Storyville Records

Bailey, Benny

Benny Bailey, born Ernest Harold Bailey (13 August 1925 in Cleveland, Ohio – 14 April 2005 in Amsterdam), was an American bebop and hard-bop jazz trumpeter. Bailey had some training in piano and flute in his youth, but switched to trumpet, and concentrated on the instrument while at the Cleveland Institute of Music. In the early 1940s he worked with Bull Moose Jackson and Scatman Crothers. He later worked with Dizzy Gillespie and toured with Lionel Hampton. During a European tour with Hampton he decided to stay in Europe and spend time in Sweden. This Swedish period saw him working with Harry Arnold's big band. He tended to prefer big bands over small groups and became associated with several big bands in Europe including The Kenny Clarke-Francy Boland Big Band. Later he began to work with Quincy Jones and that led to a brief return to the United States in 1960. After that he migrated to Germany, and later the Netherlands. In 1969 he played on Eddie Harris and Les McCann's album Swiss Movement which was recorded live at the Montreux Jazz Festival, even though it was not normally his style of music.
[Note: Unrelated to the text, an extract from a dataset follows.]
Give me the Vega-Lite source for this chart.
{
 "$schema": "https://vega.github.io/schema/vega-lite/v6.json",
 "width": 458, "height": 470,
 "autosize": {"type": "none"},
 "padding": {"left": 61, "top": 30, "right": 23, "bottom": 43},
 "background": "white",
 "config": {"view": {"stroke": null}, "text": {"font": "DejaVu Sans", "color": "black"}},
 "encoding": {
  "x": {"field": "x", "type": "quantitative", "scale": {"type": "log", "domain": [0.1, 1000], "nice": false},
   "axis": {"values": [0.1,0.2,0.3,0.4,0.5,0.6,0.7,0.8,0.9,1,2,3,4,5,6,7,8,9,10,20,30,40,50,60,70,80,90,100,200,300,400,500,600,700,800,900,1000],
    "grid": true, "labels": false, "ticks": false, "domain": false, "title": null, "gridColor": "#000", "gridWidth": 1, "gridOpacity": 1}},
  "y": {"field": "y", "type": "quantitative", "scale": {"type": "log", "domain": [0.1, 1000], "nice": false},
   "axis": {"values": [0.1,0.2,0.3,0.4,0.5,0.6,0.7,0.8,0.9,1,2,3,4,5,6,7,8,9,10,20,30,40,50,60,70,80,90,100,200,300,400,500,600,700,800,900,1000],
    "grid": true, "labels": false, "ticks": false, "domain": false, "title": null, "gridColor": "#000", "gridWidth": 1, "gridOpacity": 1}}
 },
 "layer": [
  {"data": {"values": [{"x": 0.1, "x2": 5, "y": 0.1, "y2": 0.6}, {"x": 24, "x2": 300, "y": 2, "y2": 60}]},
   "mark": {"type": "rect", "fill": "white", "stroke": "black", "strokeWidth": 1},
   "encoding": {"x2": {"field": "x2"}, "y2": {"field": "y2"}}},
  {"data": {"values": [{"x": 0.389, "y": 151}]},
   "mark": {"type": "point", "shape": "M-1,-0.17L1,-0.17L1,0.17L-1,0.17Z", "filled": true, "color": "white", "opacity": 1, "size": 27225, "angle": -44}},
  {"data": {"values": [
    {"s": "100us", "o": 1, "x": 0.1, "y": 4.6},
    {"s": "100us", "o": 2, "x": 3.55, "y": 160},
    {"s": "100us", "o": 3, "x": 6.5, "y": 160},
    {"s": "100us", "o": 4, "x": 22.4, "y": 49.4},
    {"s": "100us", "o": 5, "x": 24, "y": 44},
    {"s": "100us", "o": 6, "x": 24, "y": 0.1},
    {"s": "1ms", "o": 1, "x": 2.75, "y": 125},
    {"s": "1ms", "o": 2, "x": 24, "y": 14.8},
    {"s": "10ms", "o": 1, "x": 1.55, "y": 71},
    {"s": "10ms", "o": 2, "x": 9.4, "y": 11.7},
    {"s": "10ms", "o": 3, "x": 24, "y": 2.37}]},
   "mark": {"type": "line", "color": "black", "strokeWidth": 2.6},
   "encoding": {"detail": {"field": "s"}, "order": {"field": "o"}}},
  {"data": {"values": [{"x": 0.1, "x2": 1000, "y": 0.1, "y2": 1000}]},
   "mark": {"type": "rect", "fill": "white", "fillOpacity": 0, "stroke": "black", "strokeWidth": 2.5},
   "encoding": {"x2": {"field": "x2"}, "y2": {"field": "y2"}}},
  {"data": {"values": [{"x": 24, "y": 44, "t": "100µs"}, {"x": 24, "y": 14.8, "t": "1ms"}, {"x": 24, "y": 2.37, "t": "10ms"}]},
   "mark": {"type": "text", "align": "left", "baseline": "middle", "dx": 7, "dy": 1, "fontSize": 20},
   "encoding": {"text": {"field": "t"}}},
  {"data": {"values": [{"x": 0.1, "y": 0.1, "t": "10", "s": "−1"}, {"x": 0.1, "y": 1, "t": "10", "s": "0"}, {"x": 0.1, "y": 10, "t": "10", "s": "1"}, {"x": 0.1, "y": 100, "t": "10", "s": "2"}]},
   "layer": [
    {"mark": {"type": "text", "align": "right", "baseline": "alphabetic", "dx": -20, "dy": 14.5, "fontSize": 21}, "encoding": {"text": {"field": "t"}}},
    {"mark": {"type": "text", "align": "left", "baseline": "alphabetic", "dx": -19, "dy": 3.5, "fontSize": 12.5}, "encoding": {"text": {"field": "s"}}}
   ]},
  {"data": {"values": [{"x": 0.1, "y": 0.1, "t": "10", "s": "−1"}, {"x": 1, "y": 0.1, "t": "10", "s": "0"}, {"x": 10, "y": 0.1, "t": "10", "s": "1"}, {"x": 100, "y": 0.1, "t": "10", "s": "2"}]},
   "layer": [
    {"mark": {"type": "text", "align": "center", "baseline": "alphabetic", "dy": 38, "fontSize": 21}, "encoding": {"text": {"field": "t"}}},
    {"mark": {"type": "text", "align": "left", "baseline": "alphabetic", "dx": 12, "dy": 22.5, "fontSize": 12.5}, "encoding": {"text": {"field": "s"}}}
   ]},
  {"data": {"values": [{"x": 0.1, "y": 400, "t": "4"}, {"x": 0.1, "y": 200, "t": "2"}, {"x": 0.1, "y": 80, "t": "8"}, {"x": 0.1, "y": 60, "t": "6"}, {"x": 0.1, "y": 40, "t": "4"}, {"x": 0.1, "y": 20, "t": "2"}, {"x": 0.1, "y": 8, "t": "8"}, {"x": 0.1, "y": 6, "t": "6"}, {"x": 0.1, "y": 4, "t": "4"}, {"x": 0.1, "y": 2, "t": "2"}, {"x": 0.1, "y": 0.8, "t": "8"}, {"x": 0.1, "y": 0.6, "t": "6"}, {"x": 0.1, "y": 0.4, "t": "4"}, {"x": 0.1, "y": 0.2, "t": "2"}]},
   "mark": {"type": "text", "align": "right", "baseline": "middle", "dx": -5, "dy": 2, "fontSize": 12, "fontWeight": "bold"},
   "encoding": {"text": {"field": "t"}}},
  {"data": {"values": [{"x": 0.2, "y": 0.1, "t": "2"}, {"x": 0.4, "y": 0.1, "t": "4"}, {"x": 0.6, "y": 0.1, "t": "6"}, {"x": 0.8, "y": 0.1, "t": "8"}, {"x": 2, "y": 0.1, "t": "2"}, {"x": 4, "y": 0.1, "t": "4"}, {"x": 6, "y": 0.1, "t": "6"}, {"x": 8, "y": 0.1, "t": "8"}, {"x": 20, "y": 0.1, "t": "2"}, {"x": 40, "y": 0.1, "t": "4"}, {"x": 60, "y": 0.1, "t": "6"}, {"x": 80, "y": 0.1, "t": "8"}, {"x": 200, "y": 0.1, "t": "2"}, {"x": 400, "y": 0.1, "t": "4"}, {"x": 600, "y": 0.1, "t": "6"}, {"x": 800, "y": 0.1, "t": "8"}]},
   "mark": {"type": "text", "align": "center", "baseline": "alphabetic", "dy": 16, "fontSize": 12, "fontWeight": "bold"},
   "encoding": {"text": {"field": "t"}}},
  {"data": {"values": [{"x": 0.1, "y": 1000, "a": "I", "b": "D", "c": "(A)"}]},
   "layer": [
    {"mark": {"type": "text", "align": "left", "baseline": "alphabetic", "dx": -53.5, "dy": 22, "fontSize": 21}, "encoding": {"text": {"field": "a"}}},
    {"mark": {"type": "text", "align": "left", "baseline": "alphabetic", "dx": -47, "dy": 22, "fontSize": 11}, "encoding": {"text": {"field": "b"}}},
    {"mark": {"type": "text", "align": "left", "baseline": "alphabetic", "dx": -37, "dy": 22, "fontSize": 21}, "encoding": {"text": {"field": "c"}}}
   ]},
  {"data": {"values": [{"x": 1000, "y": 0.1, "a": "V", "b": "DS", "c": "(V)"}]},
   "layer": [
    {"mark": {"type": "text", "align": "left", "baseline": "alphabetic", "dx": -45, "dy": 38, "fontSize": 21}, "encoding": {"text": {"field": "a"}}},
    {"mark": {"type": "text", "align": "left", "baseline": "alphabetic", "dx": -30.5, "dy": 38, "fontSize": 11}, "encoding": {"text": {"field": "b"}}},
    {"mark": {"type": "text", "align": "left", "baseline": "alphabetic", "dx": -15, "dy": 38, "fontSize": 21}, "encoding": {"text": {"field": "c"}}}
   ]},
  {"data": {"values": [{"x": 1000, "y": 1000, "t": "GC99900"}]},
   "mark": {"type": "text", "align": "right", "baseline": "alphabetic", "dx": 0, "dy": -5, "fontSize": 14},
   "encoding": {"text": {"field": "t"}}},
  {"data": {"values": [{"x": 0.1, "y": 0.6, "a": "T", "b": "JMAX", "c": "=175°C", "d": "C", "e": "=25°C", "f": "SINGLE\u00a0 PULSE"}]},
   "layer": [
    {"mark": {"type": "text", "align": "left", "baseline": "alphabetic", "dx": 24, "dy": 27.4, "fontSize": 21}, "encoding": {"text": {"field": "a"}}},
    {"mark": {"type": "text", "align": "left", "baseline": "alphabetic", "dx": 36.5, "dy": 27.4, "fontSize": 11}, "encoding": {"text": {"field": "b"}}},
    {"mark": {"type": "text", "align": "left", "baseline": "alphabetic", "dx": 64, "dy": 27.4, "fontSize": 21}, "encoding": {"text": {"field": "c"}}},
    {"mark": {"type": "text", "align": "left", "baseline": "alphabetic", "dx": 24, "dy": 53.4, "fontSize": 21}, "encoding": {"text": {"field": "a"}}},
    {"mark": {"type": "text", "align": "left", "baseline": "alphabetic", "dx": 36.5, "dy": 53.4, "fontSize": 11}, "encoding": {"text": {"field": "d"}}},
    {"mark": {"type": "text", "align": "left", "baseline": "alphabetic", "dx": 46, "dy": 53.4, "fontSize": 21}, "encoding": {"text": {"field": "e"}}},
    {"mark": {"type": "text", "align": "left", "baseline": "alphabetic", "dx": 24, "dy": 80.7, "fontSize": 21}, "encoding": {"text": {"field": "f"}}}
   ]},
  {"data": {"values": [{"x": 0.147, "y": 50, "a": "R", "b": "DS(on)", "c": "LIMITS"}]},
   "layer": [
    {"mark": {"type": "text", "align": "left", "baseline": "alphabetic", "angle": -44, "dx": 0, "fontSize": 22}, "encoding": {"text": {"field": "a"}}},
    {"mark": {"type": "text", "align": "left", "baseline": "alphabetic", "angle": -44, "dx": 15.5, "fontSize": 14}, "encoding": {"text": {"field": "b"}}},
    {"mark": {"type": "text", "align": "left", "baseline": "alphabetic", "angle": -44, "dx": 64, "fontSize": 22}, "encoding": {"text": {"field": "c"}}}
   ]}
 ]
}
Then in 1988 he worked with Tony Coe and he kept producing albums until 2000 when he was in his mid-70s. Bailey died at home in Amsterdam on April 14, 2005.

Recordings

Howard McGhee / Teddy Edwards / Benny Bailey: Jazzcraft Studio Recordings 1978-79

Jazzcraft is a new addition to the Storyville family of labels. It was founded by Lars Johansen, who went to New York and Los Angeles in 1977, 1978, and 1979 for the purpose of recording some of the key players of post-war jazz. In various combinations, they perform music that is a staple in the Bop repertoire: compositions by Charlie Parker, Thelonious Monk, Tadd Dameron, Oscar Pettiford, Fats Navarro, and Bud Powell, right up to John Coltrane. The initial release of three double albums features performances by stellar groups under the leadership of such mainstays of modern post-war jazz as Howard McGhee, Teddy Edwards, and Benny Bailey. The “sidemen” are also of up-front caliber, including Barry Harris, Sonny Redd, and Art Hillery—all stunningly propelled by the likes of Leroy Vinegar, Lisle Atkinson, Billy Higgins, and Bobby Durham.